また、治安が悪いので工事をするにあたっても山賊対策の警備にお金がかかる。橋の整備であれば距離も限られてやり易いが、道路整備となると警備する距離が長すぎるので難しいとの話であった。
雨が多いので簡易水道の整備について質問すると、それはこれからやろうとしているとのことであった。
ただし、大多数の住民は電気も水道もあまり必要ない、少なくとも百数十年間は変わらぬ生活を送り続けているのだ。
さらに橋大使に、成田空港の待合室で西村さんから相談された、日本政府の援助を得て再度パプアニューギニアに小学校を建てたいという話をした。
大使は、日本政府の「草の根基金」は現在でも継続している。パプアニューギニア側から学校を建設する場所、しっかりとした建設理由等を日本大使館に提出してもらえばこちらで判断するとの話で、大変好意的であった。

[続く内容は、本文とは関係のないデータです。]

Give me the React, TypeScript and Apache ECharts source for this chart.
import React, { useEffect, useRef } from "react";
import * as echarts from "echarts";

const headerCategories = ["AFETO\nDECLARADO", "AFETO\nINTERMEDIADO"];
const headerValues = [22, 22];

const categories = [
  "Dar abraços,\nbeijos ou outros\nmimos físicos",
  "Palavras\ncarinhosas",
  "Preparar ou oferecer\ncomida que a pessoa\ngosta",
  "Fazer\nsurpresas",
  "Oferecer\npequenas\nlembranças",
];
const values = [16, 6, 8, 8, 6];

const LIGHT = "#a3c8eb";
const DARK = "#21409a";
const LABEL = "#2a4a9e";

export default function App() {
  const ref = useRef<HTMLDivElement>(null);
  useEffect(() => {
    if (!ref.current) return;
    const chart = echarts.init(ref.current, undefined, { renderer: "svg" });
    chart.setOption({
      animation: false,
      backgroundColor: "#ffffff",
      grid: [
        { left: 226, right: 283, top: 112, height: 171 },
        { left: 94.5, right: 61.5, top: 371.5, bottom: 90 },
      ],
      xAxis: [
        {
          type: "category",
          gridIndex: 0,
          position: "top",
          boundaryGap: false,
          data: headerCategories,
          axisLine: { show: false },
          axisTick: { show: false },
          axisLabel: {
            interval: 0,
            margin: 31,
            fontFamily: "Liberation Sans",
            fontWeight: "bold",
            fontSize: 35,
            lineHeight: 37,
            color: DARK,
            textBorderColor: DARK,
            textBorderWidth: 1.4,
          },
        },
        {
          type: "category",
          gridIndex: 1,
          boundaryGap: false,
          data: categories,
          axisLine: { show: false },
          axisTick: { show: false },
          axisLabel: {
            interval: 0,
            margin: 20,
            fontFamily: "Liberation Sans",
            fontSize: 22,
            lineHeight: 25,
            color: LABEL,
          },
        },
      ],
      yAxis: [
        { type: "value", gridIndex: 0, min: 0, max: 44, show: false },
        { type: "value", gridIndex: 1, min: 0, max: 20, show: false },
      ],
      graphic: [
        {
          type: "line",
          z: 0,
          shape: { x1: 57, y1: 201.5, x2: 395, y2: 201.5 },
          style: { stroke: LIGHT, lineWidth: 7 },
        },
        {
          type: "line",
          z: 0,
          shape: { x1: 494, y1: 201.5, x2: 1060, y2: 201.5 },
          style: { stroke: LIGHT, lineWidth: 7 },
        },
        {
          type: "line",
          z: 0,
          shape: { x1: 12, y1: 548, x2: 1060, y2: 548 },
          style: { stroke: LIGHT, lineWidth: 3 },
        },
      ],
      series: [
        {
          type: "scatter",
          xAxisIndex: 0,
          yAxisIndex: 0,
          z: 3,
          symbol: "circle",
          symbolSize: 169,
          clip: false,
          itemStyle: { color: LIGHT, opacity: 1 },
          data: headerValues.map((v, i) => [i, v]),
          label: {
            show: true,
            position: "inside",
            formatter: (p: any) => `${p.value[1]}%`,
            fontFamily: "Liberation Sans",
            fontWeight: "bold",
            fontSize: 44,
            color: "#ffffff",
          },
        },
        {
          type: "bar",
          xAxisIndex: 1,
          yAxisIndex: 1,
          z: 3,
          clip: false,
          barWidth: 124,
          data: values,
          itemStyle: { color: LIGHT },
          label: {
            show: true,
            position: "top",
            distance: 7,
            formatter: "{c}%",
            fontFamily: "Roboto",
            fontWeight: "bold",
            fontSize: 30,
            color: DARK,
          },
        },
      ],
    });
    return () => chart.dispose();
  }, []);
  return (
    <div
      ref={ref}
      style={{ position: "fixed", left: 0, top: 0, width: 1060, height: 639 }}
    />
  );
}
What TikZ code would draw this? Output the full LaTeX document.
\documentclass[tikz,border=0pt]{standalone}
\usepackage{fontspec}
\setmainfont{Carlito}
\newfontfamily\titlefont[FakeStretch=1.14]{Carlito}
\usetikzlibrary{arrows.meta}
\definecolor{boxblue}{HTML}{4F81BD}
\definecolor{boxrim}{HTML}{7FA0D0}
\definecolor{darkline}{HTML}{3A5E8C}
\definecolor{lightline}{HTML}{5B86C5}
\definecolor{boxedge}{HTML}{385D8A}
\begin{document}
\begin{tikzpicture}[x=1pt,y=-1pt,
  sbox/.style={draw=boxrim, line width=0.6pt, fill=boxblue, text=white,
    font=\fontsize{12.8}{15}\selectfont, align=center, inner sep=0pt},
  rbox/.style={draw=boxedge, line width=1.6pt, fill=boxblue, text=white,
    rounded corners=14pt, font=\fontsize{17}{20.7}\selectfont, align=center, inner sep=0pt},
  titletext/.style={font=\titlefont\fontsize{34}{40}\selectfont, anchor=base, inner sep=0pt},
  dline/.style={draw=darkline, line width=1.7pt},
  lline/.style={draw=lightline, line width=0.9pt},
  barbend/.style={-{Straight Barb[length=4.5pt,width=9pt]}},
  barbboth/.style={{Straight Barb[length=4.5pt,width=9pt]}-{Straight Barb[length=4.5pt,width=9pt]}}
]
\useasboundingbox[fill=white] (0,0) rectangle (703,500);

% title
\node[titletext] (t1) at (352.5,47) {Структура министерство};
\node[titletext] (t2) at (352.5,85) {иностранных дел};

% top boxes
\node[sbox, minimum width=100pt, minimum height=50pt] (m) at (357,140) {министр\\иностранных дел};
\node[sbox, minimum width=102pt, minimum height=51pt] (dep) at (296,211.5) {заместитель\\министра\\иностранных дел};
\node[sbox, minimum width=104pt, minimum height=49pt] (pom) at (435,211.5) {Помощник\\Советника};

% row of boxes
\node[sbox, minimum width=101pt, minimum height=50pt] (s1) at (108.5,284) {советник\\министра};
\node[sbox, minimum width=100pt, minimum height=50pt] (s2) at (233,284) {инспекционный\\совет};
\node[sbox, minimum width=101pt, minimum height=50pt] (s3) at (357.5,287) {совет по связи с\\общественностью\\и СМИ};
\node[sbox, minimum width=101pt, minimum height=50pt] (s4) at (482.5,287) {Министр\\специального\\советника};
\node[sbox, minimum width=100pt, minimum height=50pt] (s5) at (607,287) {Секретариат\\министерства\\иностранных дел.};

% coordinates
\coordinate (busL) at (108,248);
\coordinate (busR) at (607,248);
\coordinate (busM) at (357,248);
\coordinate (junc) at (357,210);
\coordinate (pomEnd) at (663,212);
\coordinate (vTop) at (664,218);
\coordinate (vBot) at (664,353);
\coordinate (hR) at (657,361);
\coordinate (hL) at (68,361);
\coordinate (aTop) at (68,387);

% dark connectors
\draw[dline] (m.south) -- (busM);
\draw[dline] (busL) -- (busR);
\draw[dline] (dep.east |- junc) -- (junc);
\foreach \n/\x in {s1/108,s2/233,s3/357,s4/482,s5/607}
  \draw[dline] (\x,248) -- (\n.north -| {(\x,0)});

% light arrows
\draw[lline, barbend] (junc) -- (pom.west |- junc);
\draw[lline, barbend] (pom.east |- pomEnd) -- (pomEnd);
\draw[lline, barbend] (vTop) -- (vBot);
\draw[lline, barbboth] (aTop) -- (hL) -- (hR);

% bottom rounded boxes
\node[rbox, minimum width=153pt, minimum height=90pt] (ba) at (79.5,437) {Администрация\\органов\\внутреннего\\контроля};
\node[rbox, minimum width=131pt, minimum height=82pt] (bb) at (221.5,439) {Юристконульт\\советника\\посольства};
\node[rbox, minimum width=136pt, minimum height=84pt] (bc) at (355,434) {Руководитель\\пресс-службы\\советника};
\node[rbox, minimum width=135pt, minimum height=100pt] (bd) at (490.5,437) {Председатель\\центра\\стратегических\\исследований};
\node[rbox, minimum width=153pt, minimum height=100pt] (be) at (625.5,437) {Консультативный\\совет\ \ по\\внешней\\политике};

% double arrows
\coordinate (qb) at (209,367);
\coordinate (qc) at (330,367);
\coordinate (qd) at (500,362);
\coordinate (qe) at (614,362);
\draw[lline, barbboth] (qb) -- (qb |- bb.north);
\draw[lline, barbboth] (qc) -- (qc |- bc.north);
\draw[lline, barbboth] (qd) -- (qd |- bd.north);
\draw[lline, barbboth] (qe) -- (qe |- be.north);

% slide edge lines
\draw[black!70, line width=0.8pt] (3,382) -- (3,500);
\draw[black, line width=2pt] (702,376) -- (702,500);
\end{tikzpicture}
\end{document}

以前は西村さんが現地にいて要請したから「草の根基金」が交付された、しかし、現在ココダ周辺にしっかりとした現地人がいるかどうかが問題だ。
1時間半ほど有意義な話をして大使館訪問を終えたが、橋大使には本当に親切におもてなしをしていただいた、感謝している。
帰りの飛行機は14時40分発、飛行時間は約6時間であるが昼間の便は体が楽である。
成田空港のホテルに着いたのは21時半頃であったが、ふんだんに出る水道がうれしい。
宿毛へ帰って、出発前に電話をくれた谷坂さんを訪ねて写真を見せながら話をした。
谷坂さんのお兄さん正行氏は昭和18年1月12日にギルワで戦死した、そのため妹の自分が家業を継いだ。
これまで遺族会から現地慰霊のお誘いはあったが、まだパプアニューギニアには行ったことがない、80歳を過ぎた今おそらく現地には行けないであろう。
初めて現地の写真を見たとのことで大変喜ばれ、娘さんと3人で1時間以上話をした。
その他にも、生き残りの元兵士が宿毛市に健在でいらっしゃるという話も聞いた、早く訪ねようと思っている。
7月25日、尾崎知事に土居、大石両県議、高知新聞・福田記者、高知放送・田中記者の5人で報告に行った。
今回の慰霊巡拝団の辻本団長から、来年も行くので高知県の尾崎知事にも是非一緒に行っていただきたいとの伝言が、大石県議を通じてあったので伝えたところ、尾崎知事は非常に乗り気であった、日程調整さえ合えば同行していただけると思う。

写真は3日間過ごしたホテルの部屋、旧式の冷房室内機、天井の飛行機のプロペラのような扇風機、どちらも轟音をだす。大石君はそれらを全開にして轟音のなかで寝る。写っているベッドは大石君使用の物、私のは手前にシングルベッドがある。